◆ Direction:
Search the records below for the word "that" and show every line where it occurs.

◆ Available data:

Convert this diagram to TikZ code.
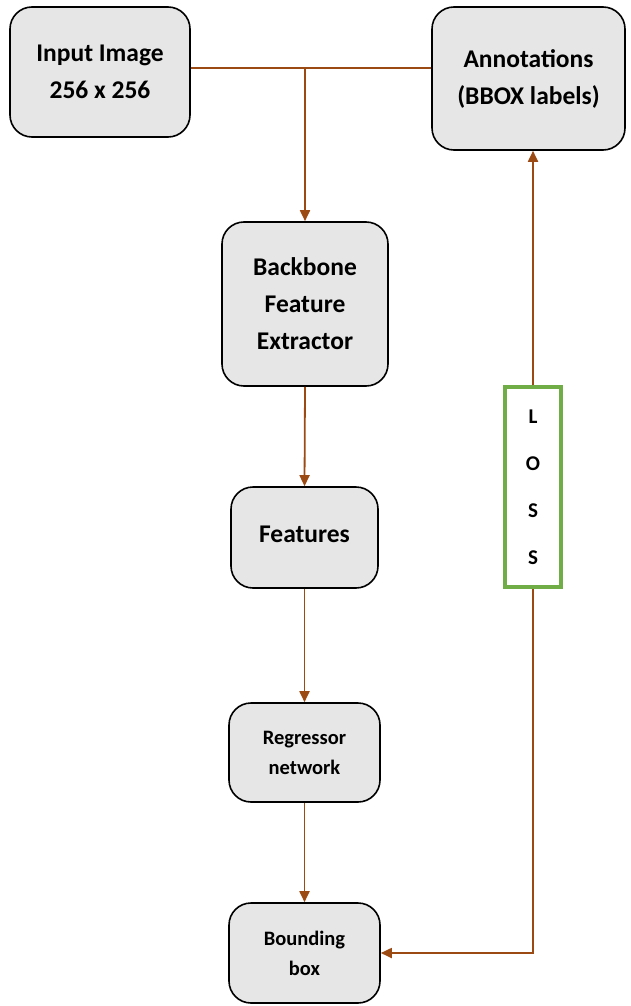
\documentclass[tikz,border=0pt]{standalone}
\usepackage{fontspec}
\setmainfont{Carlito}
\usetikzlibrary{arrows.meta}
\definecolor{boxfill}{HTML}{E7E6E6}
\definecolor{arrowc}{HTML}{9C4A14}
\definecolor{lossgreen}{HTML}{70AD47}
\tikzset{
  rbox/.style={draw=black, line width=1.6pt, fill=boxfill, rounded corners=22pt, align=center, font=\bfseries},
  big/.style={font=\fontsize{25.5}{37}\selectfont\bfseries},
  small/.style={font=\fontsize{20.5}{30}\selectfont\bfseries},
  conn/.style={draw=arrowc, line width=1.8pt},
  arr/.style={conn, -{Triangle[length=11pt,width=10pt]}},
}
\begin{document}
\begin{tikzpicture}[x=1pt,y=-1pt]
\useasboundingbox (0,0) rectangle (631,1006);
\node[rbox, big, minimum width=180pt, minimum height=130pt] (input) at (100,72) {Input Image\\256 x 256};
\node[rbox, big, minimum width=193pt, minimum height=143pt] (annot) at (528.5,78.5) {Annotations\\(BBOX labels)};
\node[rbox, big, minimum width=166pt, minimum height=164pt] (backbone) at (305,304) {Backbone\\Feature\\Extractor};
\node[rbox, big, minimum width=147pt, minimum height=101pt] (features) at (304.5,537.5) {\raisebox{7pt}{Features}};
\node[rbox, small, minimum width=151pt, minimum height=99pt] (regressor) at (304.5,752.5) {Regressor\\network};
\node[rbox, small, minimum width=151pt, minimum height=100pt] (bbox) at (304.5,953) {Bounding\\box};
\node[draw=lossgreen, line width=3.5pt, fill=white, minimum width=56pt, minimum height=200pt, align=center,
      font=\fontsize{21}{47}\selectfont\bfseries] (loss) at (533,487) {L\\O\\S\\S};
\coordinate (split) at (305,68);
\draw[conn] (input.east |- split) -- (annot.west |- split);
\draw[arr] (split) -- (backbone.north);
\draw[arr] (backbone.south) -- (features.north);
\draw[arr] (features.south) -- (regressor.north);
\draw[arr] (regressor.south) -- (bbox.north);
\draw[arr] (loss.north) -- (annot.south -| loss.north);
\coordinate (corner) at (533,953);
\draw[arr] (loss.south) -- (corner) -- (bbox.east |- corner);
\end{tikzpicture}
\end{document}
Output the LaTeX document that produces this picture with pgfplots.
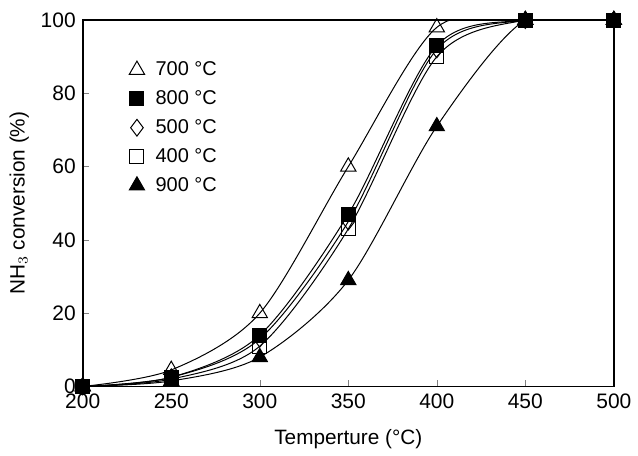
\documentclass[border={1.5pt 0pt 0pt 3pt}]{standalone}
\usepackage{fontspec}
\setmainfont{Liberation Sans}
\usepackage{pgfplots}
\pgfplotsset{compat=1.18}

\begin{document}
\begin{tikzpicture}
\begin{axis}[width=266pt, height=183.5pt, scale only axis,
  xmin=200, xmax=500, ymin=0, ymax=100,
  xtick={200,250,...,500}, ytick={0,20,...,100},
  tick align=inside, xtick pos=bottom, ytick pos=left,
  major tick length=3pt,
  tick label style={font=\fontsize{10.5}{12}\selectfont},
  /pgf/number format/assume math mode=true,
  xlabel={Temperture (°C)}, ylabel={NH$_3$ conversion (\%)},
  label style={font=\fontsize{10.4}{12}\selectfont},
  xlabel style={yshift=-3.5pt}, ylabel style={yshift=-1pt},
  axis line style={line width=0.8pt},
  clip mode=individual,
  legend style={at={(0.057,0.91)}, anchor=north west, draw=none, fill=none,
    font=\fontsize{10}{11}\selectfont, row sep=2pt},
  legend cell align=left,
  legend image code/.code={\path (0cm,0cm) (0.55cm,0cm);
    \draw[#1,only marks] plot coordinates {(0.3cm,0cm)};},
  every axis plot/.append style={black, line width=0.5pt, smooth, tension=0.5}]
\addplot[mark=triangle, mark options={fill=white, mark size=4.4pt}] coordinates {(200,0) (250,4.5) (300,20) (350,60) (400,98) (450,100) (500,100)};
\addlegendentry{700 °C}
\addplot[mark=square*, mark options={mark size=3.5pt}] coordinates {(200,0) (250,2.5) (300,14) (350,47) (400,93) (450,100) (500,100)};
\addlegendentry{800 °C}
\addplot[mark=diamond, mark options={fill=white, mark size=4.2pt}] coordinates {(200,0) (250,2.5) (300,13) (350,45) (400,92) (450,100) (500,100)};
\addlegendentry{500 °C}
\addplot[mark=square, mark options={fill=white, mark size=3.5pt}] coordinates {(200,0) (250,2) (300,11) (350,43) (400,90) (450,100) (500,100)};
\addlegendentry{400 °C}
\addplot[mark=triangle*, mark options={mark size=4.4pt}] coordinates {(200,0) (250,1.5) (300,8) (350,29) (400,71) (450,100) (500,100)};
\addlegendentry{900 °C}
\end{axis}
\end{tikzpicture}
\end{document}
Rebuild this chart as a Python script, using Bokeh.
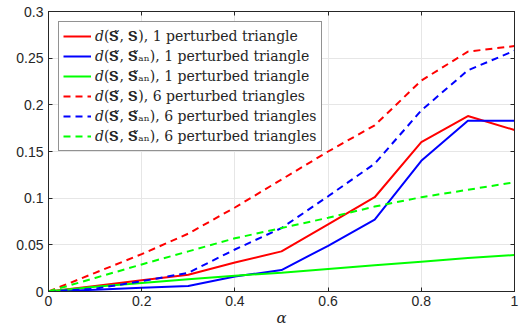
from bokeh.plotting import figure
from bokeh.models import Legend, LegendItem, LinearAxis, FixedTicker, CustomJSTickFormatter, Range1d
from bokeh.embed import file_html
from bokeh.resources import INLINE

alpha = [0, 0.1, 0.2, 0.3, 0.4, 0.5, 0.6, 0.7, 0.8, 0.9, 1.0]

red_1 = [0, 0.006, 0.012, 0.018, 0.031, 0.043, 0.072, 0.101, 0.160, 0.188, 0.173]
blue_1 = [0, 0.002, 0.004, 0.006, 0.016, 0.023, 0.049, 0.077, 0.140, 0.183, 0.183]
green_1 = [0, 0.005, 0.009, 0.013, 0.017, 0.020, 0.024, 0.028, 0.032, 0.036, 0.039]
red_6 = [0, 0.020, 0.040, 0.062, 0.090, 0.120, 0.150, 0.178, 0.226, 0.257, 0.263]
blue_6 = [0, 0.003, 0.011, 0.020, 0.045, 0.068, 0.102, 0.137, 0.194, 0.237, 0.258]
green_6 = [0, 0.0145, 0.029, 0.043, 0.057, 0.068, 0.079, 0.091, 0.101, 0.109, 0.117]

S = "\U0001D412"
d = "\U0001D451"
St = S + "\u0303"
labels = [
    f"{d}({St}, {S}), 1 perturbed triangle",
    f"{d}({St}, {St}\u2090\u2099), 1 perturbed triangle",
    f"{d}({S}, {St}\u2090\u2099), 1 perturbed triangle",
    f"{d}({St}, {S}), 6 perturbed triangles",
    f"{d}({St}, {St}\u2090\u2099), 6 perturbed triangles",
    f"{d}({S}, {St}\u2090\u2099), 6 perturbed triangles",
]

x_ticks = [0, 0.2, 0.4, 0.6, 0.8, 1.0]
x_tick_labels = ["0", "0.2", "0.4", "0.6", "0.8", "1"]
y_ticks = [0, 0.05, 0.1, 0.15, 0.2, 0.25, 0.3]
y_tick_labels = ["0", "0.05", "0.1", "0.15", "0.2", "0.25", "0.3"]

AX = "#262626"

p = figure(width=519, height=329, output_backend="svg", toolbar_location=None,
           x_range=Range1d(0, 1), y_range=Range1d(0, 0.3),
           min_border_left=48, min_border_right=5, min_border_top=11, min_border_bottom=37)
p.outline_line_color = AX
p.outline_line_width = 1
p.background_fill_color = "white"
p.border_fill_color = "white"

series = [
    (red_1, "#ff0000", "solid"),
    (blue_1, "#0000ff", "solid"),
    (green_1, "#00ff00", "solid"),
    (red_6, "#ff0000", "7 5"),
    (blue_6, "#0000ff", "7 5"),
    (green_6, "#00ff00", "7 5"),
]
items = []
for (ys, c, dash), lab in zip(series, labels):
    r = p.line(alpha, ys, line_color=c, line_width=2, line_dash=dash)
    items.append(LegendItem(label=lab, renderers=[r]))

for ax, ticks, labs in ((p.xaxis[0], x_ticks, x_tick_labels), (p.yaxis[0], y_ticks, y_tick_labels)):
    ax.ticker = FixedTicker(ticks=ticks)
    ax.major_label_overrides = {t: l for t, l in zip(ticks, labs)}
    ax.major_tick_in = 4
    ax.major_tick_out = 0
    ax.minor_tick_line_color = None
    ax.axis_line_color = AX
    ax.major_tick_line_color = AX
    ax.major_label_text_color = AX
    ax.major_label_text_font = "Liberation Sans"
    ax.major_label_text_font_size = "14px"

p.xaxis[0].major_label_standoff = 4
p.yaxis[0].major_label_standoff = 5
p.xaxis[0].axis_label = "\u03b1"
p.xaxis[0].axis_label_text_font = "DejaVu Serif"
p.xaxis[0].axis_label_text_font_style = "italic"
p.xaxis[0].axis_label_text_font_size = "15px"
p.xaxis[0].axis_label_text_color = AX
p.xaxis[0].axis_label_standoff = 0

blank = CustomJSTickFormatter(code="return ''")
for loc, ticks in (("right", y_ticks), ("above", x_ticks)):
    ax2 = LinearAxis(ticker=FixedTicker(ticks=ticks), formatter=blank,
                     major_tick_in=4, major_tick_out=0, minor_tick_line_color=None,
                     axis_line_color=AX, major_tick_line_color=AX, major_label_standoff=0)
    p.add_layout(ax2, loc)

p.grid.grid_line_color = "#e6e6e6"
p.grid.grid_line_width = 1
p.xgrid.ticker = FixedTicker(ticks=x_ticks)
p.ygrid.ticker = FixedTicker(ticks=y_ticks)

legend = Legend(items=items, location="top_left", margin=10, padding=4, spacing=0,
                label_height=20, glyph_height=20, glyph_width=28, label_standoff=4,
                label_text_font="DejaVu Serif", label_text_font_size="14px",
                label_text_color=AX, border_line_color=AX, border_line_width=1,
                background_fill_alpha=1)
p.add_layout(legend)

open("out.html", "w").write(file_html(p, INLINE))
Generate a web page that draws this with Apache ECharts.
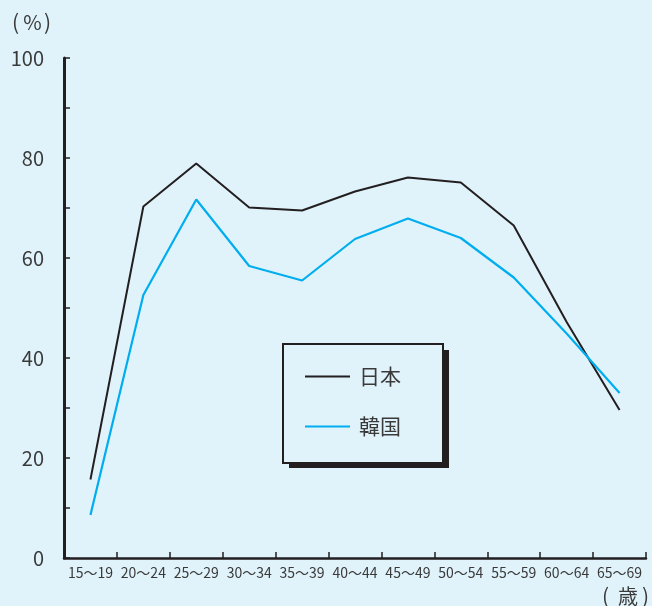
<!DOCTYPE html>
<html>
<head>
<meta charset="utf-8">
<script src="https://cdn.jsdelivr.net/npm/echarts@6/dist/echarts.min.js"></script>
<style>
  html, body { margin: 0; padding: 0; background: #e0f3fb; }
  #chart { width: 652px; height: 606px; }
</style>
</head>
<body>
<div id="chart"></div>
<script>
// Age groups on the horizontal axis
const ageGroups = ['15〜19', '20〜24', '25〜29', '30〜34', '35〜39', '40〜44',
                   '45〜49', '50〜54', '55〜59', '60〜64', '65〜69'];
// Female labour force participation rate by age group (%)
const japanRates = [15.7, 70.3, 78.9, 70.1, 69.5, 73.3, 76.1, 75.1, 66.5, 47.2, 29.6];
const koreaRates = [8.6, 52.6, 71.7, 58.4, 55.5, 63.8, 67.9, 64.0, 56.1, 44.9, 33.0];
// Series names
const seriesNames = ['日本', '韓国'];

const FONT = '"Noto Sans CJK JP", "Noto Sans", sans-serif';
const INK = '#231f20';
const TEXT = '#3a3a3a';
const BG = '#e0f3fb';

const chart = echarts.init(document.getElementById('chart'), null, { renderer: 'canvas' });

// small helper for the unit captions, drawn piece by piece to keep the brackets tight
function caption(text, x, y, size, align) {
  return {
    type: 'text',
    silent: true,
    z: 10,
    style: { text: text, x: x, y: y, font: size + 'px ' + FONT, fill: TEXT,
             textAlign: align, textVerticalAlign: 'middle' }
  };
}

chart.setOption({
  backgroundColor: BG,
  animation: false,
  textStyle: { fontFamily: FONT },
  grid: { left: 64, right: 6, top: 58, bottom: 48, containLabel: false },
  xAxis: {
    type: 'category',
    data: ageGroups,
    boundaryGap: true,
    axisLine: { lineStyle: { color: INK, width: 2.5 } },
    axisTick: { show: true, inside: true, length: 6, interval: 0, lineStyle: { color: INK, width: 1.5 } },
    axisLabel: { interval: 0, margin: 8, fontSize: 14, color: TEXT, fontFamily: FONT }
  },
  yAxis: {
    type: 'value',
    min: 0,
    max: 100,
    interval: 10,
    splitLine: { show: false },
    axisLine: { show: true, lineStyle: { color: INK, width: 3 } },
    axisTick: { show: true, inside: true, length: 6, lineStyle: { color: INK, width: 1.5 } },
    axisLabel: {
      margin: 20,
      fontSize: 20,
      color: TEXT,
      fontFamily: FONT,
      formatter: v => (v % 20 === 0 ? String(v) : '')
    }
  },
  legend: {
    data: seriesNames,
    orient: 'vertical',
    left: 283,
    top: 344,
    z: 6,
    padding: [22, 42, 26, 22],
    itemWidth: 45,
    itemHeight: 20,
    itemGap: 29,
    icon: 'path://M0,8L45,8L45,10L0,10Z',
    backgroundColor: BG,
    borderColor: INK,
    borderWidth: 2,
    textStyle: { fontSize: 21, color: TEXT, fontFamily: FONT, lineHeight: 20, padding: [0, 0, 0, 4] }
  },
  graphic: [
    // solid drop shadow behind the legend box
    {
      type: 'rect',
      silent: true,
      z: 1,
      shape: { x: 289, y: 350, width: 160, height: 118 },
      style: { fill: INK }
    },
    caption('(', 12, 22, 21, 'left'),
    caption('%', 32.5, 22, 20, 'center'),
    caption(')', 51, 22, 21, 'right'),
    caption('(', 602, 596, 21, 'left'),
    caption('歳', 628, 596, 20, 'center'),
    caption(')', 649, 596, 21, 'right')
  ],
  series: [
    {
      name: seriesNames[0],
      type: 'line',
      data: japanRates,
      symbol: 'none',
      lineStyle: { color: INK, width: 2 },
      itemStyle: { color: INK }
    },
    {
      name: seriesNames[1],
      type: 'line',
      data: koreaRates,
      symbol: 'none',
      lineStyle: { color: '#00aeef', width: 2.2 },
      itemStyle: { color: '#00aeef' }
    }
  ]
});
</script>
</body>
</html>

◆ Complete answer:
Output the LaTeX document that produces this picture with pgfplots.
Generate a web page that draws this with Apache ECharts.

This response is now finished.